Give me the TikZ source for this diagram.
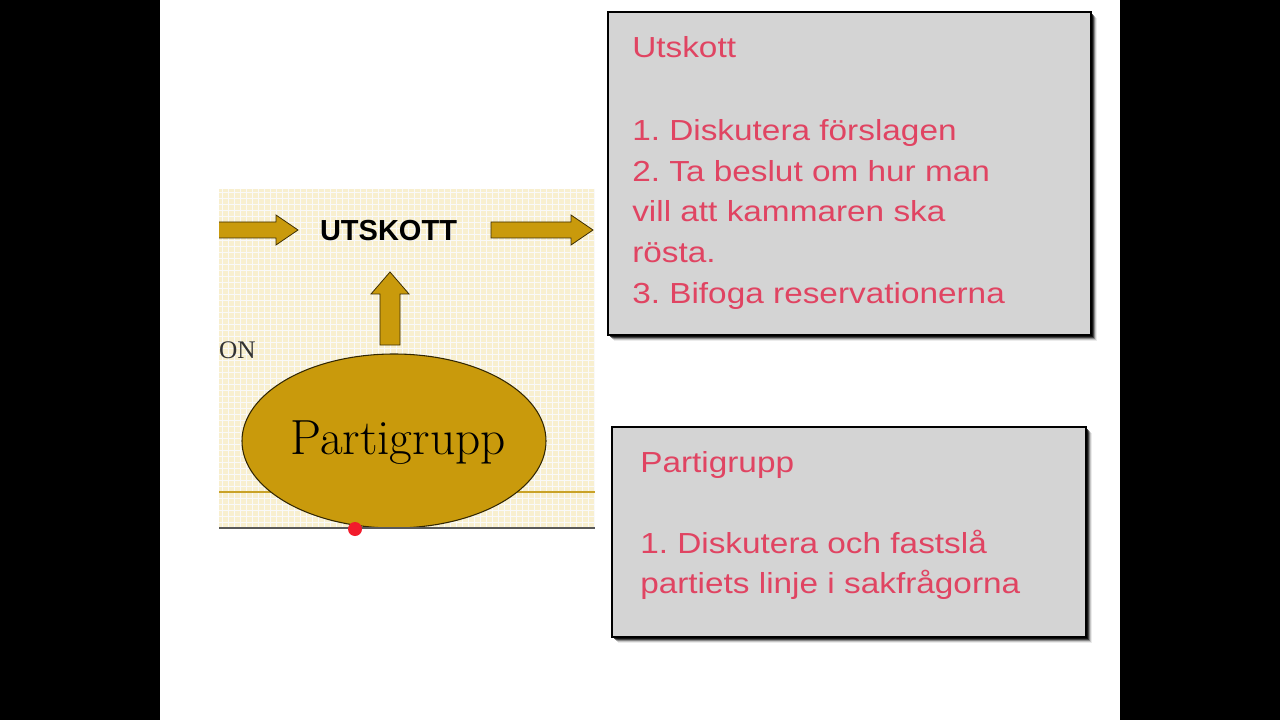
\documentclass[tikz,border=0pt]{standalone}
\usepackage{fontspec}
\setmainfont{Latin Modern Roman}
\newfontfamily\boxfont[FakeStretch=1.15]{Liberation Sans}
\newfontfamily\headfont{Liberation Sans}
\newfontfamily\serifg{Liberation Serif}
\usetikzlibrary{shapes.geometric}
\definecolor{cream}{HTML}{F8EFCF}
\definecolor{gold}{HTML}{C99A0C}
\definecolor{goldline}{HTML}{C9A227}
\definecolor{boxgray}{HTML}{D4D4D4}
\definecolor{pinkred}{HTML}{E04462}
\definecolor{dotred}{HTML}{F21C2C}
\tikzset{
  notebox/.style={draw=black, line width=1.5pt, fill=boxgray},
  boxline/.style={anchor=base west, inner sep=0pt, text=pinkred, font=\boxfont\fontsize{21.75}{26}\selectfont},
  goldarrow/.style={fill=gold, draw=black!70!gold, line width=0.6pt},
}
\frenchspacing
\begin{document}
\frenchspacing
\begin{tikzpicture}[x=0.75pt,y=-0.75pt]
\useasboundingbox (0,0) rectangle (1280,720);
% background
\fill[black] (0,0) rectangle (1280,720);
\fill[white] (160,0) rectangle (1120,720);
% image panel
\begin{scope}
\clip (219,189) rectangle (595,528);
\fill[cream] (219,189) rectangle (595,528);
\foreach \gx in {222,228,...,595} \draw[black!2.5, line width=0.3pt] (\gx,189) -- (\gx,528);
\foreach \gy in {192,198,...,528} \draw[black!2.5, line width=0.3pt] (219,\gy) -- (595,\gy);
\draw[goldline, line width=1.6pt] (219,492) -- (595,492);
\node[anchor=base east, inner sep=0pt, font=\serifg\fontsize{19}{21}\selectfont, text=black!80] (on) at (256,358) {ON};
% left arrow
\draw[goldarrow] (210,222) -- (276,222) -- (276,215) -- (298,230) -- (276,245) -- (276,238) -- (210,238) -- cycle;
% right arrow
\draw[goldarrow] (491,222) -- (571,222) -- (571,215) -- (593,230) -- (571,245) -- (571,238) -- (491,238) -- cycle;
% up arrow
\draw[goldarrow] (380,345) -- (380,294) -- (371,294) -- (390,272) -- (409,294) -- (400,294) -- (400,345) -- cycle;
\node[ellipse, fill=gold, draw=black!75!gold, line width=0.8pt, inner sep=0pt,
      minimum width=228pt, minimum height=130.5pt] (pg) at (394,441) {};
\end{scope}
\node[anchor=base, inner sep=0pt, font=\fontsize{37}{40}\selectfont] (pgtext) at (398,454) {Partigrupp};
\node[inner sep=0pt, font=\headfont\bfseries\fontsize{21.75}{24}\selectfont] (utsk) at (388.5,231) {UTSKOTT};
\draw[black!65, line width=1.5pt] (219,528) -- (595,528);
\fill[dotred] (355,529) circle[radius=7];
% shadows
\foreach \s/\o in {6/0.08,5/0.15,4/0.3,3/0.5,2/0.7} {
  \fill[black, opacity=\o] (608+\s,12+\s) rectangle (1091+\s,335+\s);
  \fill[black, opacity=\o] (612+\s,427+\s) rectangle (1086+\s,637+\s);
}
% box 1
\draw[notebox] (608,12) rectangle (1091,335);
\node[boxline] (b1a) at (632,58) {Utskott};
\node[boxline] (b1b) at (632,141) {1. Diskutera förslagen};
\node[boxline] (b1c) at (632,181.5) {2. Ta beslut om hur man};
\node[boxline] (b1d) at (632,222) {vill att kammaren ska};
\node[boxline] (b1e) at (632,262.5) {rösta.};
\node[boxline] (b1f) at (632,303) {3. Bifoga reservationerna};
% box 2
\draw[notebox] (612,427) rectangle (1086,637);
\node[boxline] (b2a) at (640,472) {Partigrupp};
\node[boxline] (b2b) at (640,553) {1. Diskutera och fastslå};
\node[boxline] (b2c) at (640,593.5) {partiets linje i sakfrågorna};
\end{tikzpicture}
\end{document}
+ + + + +
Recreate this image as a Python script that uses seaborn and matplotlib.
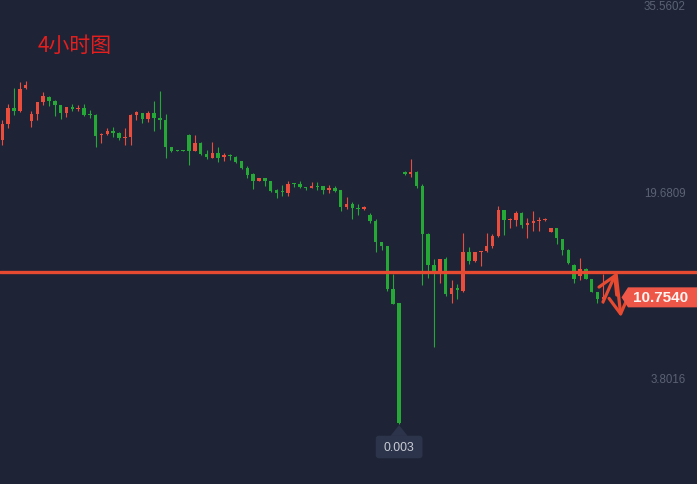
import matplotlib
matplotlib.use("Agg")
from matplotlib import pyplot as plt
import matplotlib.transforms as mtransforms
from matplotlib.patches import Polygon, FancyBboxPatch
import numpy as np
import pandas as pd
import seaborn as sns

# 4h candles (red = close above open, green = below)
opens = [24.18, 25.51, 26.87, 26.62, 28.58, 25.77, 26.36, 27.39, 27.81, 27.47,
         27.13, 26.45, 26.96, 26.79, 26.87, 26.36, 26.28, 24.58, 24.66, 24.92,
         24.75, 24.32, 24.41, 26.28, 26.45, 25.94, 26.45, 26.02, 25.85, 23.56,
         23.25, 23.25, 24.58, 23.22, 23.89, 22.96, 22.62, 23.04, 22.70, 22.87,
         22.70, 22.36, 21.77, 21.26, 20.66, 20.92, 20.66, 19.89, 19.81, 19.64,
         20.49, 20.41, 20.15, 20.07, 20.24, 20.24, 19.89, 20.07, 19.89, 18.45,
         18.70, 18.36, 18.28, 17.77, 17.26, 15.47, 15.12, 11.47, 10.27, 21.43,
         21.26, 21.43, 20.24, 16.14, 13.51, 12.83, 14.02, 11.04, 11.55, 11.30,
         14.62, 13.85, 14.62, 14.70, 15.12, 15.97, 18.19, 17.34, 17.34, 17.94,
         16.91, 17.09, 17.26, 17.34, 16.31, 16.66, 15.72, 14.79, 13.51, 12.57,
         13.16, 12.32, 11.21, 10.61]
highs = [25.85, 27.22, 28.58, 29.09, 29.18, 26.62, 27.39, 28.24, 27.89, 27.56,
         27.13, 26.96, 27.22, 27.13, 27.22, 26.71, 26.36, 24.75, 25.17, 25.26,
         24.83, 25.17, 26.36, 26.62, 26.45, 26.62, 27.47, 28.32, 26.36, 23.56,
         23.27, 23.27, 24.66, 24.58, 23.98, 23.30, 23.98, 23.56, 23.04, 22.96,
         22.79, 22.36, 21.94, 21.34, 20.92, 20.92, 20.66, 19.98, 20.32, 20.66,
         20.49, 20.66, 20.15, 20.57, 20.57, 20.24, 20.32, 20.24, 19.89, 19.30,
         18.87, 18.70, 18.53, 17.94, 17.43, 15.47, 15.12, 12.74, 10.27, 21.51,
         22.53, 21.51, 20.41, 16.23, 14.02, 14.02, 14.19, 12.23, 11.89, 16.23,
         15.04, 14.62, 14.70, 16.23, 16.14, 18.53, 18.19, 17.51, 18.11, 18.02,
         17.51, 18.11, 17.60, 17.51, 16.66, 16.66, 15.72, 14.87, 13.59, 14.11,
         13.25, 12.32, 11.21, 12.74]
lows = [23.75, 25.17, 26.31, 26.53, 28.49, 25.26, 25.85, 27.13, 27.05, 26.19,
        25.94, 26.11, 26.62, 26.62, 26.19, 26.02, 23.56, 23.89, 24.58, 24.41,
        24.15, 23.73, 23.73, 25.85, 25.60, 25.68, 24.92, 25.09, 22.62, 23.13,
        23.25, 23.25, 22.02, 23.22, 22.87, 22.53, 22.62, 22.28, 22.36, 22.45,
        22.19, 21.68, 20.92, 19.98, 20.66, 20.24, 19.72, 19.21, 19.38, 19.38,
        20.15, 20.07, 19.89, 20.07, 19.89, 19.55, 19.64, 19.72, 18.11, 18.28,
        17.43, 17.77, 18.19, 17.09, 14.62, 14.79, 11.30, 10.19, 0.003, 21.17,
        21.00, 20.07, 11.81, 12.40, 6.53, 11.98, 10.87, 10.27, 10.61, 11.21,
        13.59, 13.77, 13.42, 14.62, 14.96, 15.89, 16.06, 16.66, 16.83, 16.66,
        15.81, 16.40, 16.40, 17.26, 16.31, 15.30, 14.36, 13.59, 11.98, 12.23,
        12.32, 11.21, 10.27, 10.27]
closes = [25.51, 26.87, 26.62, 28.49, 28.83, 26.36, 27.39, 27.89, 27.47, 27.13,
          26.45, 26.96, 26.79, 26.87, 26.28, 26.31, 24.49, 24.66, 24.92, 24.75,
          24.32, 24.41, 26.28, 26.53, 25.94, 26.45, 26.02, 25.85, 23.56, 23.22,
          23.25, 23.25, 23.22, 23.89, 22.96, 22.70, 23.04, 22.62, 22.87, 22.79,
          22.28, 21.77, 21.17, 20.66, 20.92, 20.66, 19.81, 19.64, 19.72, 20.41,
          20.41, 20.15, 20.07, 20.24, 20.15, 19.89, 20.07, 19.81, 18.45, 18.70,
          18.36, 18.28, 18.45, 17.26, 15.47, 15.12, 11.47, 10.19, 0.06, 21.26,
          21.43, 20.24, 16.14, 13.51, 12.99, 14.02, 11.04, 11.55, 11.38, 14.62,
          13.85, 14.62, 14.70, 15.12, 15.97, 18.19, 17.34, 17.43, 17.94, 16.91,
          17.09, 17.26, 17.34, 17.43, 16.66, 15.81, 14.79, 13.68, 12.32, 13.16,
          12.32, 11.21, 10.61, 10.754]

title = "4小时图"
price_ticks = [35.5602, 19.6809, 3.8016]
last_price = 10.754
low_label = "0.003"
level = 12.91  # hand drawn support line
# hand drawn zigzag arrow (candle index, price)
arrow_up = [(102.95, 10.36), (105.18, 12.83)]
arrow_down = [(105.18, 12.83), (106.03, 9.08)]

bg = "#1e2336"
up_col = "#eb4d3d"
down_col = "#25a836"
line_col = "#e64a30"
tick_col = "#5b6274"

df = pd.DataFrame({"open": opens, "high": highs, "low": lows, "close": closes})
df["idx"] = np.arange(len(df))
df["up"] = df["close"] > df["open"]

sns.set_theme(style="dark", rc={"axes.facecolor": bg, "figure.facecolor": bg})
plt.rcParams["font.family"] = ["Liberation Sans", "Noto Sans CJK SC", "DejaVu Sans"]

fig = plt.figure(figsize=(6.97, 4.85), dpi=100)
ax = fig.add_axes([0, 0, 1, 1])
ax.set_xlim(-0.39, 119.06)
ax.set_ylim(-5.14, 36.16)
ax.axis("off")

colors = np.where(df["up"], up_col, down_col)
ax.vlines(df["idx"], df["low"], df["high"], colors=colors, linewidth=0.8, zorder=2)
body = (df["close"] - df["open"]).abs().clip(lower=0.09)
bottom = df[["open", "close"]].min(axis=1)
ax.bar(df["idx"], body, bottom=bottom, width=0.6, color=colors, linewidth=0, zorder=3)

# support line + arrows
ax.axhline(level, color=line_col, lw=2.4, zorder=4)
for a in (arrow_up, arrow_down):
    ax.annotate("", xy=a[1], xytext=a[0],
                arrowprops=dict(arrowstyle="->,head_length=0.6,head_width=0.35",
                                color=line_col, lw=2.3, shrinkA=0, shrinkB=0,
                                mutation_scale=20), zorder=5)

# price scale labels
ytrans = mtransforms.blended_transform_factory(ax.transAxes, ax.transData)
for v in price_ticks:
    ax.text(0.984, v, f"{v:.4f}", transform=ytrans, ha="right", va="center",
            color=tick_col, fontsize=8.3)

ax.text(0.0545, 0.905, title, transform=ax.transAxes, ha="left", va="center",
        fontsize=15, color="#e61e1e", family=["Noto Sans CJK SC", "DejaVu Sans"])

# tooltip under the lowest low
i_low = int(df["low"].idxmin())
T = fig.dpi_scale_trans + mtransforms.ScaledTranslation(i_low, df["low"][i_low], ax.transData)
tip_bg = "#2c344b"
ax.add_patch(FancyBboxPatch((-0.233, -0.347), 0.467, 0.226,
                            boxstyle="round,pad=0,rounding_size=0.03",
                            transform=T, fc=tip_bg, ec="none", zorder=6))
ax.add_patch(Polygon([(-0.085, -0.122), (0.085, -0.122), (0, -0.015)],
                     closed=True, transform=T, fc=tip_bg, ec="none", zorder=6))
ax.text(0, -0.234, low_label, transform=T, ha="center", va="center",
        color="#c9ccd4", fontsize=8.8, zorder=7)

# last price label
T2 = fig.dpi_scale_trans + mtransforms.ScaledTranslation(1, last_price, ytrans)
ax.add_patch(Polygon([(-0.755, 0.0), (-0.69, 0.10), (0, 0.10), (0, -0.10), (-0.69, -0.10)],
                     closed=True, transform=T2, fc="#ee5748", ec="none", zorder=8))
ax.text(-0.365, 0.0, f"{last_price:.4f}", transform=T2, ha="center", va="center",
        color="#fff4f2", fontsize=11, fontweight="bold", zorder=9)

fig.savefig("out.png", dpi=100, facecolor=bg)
+ + + + +
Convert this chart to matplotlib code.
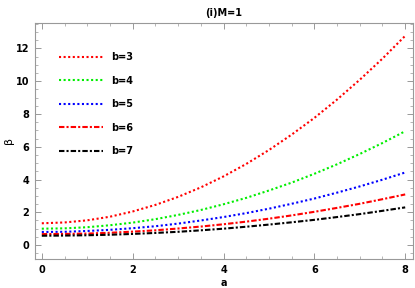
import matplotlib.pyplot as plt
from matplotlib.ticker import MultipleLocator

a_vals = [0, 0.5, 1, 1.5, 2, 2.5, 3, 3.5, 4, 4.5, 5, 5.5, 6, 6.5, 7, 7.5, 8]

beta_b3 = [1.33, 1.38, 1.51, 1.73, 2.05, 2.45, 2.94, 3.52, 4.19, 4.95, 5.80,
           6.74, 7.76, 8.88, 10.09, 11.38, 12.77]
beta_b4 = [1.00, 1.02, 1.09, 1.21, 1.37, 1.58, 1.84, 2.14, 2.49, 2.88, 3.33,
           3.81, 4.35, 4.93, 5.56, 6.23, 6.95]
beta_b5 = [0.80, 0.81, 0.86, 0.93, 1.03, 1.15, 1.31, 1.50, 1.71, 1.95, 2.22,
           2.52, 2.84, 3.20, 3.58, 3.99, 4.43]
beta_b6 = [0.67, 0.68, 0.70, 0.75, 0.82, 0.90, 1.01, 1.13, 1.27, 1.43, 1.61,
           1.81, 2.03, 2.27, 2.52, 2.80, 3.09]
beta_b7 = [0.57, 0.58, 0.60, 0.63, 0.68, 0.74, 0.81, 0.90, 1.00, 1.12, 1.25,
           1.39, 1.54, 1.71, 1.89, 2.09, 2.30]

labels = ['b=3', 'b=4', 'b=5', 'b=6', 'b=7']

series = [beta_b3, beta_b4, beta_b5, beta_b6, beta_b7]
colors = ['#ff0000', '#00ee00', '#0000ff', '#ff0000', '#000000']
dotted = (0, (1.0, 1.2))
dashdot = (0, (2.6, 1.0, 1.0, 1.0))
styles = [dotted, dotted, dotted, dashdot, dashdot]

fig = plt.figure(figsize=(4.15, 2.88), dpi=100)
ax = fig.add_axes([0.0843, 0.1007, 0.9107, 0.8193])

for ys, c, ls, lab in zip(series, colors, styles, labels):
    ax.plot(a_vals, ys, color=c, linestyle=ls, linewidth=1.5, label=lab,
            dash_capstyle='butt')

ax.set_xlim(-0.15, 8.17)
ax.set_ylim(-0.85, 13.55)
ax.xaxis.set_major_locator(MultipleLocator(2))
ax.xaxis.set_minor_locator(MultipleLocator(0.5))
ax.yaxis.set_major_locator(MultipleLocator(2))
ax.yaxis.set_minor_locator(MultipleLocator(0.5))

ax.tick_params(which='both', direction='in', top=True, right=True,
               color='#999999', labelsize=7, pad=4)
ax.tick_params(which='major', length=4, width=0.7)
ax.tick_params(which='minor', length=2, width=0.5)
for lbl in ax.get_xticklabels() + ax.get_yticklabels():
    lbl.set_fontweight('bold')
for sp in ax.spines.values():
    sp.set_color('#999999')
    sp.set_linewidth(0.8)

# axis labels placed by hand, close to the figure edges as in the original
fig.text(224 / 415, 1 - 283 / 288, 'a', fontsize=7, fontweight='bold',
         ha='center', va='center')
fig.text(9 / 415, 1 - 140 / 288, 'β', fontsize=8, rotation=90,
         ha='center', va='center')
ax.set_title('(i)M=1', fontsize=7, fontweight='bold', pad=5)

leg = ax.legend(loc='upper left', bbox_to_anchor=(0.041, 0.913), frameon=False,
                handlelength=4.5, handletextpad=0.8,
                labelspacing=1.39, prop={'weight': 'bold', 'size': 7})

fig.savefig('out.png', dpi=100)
+ + + + +
Start at the line with "Recreate this image", stop at the line with "import seaborn as sns", both lines included, and repeat that span exactly without its pictures.

● **Problem solution**:
Recreate this image as a Python script that uses seaborn and matplotlib.
import matplotlib
matplotlib.use("Agg")
from matplotlib import pyplot as plt
import matplotlib.transforms as mtransforms
from matplotlib.patches import Polygon, FancyBboxPatch
import numpy as np
import pandas as pd
import seaborn as sns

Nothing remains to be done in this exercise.